# [Objective]
Output the material beneath this task exactly, images excluded.

<<<<

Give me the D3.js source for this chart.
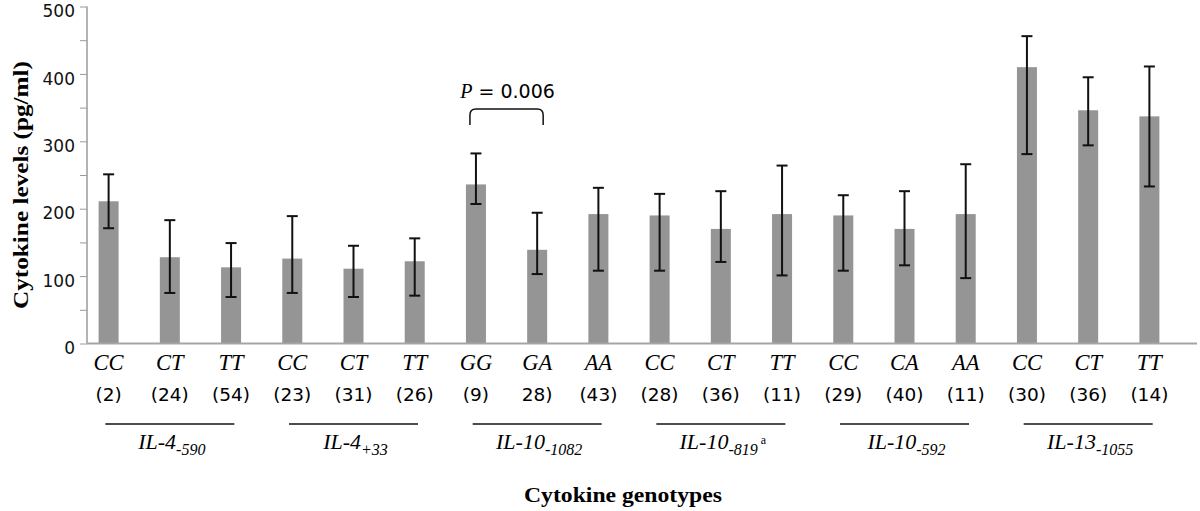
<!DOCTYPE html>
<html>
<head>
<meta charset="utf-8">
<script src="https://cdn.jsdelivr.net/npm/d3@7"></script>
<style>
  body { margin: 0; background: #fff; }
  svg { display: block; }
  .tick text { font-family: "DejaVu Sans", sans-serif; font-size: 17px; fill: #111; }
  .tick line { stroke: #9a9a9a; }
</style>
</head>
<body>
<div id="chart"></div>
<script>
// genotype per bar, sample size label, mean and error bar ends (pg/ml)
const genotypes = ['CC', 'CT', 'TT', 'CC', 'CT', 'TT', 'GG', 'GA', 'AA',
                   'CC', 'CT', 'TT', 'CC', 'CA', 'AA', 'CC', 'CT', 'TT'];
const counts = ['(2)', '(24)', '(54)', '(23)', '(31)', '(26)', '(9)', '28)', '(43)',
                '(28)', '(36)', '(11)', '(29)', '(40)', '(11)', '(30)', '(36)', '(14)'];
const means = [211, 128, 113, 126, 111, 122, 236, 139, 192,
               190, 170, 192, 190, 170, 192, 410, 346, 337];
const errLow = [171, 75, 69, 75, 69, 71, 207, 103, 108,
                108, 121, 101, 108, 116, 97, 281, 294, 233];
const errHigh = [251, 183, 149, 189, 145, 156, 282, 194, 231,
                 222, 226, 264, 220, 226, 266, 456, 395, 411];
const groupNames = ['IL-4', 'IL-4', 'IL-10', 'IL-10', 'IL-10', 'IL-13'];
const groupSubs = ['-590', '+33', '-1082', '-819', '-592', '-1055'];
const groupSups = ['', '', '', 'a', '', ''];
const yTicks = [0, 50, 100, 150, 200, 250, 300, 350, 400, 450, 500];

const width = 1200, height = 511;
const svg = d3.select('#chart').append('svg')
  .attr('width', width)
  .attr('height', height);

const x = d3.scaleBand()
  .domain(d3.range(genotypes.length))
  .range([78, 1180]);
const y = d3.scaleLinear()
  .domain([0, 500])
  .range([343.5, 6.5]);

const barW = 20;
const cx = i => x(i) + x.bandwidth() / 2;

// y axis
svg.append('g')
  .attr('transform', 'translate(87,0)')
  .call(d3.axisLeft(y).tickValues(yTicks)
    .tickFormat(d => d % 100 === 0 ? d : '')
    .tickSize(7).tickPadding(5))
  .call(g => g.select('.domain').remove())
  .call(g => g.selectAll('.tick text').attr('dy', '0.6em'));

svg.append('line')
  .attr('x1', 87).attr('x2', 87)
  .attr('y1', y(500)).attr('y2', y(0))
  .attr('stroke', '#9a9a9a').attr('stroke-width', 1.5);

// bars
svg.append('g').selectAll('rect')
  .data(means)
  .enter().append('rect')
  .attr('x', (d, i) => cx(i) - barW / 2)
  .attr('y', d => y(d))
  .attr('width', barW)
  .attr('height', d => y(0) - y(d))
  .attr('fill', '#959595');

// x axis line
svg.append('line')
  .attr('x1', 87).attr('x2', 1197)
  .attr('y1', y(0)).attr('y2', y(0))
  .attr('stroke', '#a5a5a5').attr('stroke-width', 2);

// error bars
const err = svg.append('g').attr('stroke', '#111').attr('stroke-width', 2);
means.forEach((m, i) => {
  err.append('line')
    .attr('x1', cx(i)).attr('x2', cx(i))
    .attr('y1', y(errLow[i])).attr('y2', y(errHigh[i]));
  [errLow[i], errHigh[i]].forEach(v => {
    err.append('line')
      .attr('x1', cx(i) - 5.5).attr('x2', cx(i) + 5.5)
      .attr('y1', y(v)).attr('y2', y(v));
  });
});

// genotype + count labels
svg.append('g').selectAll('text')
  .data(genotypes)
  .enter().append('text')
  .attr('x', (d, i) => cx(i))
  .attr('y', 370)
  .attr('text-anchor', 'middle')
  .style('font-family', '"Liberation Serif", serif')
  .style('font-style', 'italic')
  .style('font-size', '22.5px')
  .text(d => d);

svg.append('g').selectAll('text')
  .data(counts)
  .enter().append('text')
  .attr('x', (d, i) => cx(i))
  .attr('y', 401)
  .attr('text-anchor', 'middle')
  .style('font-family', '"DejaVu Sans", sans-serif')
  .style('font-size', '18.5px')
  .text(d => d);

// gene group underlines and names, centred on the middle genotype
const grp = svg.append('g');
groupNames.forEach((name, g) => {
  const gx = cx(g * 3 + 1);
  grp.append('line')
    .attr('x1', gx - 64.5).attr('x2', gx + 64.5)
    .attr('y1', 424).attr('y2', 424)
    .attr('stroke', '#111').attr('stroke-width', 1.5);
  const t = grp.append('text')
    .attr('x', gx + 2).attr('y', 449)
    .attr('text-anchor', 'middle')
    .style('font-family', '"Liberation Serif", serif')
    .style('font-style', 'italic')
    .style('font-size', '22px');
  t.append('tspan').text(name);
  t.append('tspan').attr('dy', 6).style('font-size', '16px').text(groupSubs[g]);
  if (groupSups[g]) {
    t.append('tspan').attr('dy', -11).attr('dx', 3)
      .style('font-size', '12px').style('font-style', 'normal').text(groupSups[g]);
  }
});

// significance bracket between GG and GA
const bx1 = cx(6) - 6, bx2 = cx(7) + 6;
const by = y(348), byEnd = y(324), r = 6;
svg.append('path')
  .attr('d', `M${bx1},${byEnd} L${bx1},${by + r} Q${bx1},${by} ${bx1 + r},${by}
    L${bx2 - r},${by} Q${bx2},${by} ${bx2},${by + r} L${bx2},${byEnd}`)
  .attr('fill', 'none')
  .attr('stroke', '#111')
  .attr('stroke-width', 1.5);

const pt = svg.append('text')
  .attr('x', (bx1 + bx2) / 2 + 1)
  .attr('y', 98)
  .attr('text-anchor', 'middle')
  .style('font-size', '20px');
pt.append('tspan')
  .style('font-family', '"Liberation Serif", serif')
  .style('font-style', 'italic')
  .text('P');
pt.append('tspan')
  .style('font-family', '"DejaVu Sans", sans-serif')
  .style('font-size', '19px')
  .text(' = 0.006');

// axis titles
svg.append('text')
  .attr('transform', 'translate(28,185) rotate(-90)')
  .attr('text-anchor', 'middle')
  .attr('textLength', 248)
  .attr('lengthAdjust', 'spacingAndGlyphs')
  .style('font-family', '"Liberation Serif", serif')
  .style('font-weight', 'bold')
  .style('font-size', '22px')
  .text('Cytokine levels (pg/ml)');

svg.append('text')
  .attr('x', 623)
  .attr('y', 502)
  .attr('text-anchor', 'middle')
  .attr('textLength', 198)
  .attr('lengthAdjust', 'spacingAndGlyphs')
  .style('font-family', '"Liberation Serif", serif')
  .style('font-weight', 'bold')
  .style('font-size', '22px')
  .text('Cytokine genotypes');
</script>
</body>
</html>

>>>>

# [Output of the task]
Give me the D3.js source for this chart.
<!DOCTYPE html>
<html>
<head>
<meta charset="utf-8">
<script src="https://cdn.jsdelivr.net/npm/d3@7"></script>
<style>
  body { margin: 0; background: #fff; }
  svg { display: block; }
  .tick text { font-family: "DejaVu Sans", sans-serif; font-size: 17px; fill: #111; }
  .tick line { stroke: #9a9a9a; }
</style>
</head>
<body>
<div id="chart"></div>
<script>
// genotype per bar, sample size label, mean and error bar ends (pg/ml)
const genotypes = ['CC', 'CT', 'TT', 'CC', 'CT', 'TT', 'GG', 'GA', 'AA',
                   'CC', 'CT', 'TT', 'CC', 'CA', 'AA', 'CC', 'CT', 'TT'];
const counts = ['(2)', '(24)', '(54)', '(23)', '(31)', '(26)', '(9)', '28)', '(43)',
                '(28)', '(36)', '(11)', '(29)', '(40)', '(11)', '(30)', '(36)', '(14)'];
const means = [211, 128, 113, 126, 111, 122, 236, 139, 192,
               190, 170, 192, 190, 170, 192, 410, 346, 337];
const errLow = [171, 75, 69, 75, 69, 71, 207, 103, 108,
                108, 121, 101, 108, 116, 97, 281, 294, 233];
const errHigh = [251, 183, 149, 189, 145, 156, 282, 194, 231,
                 222, 226, 264, 220, 226, 266, 456, 395, 411];
const groupNames = ['IL-4', 'IL-4', 'IL-10', 'IL-10', 'IL-10', 'IL-13'];
const groupSubs = ['-590', '+33', '-1082', '-819', '-592', '-1055'];
const groupSups = ['', '', '', 'a', '', ''];
const yTicks = [0, 50, 100, 150, 200, 250, 300, 350, 400, 450, 500];

const width = 1200, height = 511;
const svg = d3.select('#chart').append('svg')
  .attr('width', width)
  .attr('height', height);

const x = d3.scaleBand()
  .domain(d3.range(genotypes.length))
  .range([78, 1180]);
const y = d3.scaleLinear()
  .domain([0, 500])
  .range([343.5, 6.5]);

const barW = 20;
const cx = i => x(i) + x.bandwidth() / 2;

// y axis
svg.append('g')
  .attr('transform', 'translate(87,0)')
  .call(d3.axisLeft(y).tickValues(yTicks)
    .tickFormat(d => d % 100 === 0 ? d : '')
    .tickSize(7).tickPadding(5))
  .call(g => g.select('.domain').remove())
  .call(g => g.selectAll('.tick text').attr('dy', '0.6em'));

svg.append('line')
  .attr('x1', 87).attr('x2', 87)
  .attr('y1', y(500)).attr('y2', y(0))
  .attr('stroke', '#9a9a9a').attr('stroke-width', 1.5);

// bars
svg.append('g').selectAll('rect')
  .data(means)
  .enter().append('rect')
  .attr('x', (d, i) => cx(i) - barW / 2)
  .attr('y', d => y(d))
  .attr('width', barW)
  .attr('height', d => y(0) - y(d))
  .attr('fill', '#959595');

// x axis line
svg.append('line')
  .attr('x1', 87).attr('x2', 1197)
  .attr('y1', y(0)).attr('y2', y(0))
  .attr('stroke', '#a5a5a5').attr('stroke-width', 2);

// error bars
const err = svg.append('g').attr('stroke', '#111').attr('stroke-width', 2);
means.forEach((m, i) => {
  err.append('line')
    .attr('x1', cx(i)).attr('x2', cx(i))
    .attr('y1', y(errLow[i])).attr('y2', y(errHigh[i]));
  [errLow[i], errHigh[i]].forEach(v => {
    err.append('line')
      .attr('x1', cx(i) - 5.5).attr('x2', cx(i) + 5.5)
      .attr('y1', y(v)).attr('y2', y(v));
  });
});

// genotype + count labels
svg.append('g').selectAll('text')
  .data(genotypes)
  .enter().append('text')
  .attr('x', (d, i) => cx(i))
  .attr('y', 370)
  .attr('text-anchor', 'middle')
  .style('font-family', '"Liberation Serif", serif')
  .style('font-style', 'italic')
  .style('font-size', '22.5px')
  .text(d => d);

svg.append('g').selectAll('text')
  .data(counts)
  .enter().append('text')
  .attr('x', (d, i) => cx(i))
  .attr('y', 401)
  .attr('text-anchor', 'middle')
  .style('font-family', '"DejaVu Sans", sans-serif')
  .style('font-size', '18.5px')
  .text(d => d);

// gene group underlines and names, centred on the middle genotype
const grp = svg.append('g');
groupNames.forEach((name, g) => {
  const gx = cx(g * 3 + 1);
  grp.append('line')
    .attr('x1', gx - 64.5).attr('x2', gx + 64.5)
    .attr('y1', 424).attr('y2', 424)
    .attr('stroke', '#111').attr('stroke-width', 1.5);
  const t = grp.append('text')
    .attr('x', gx + 2).attr('y', 449)
    .attr('text-anchor', 'middle')
    .style('font-family', '"Liberation Serif", serif')
    .style('font-style', 'italic')
    .style('font-size', '22px');
  t.append('tspan').text(name);
  t.append('tspan').attr('dy', 6).style('font-size', '16px').text(groupSubs[g]);
  if (groupSups[g]) {
    t.append('tspan').attr('dy', -11).attr('dx', 3)
      .style('font-size', '12px').style('font-style', 'normal').text(groupSups[g]);
  }
});

// significance bracket between GG and GA
const bx1 = cx(6) - 6, bx2 = cx(7) + 6;
const by = y(348), byEnd = y(324), r = 6;
svg.append('path')
  .attr('d', `M${bx1},${byEnd} L${bx1},${by + r} Q${bx1},${by} ${bx1 + r},${by}
    L${bx2 - r},${by} Q${bx2},${by} ${bx2},${by + r} L${bx2},${byEnd}`)
  .attr('fill', 'none')
  .attr('stroke', '#111')
  .attr('stroke-width', 1.5);

const pt = svg.append('text')
  .attr('x', (bx1 + bx2) / 2 + 1)
  .attr('y', 98)
  .attr('text-anchor', 'middle')
  .style('font-size', '20px');
pt.append('tspan')
  .style('font-family', '"Liberation Serif", serif')
  .style('font-style', 'italic')
  .text('P');
pt.append('tspan')
  .style('font-family', '"DejaVu Sans", sans-serif')
  .style('font-size', '19px')
  .text(' = 0.006');

// axis titles
svg.append('text')
  .attr('transform', 'translate(28,185) rotate(-90)')
  .attr('text-anchor', 'middle')
  .attr('textLength', 248)
  .attr('lengthAdjust', 'spacingAndGlyphs')
  .style('font-family', '"Liberation Serif", serif')
  .style('font-weight', 'bold')
  .style('font-size', '22px')
  .text('Cytokine levels (pg/ml)');

svg.append('text')
  .attr('x', 623)
  .attr('y', 502)
  .attr('text-anchor', 'middle')
  .attr('textLength', 198)
  .attr('lengthAdjust', 'spacingAndGlyphs')
  .style('font-family', '"Liberation Serif", serif')
  .style('font-weight', 'bold')
  .style('font-size', '22px')
  .text('Cytokine genotypes');
</script>
</body>
</html>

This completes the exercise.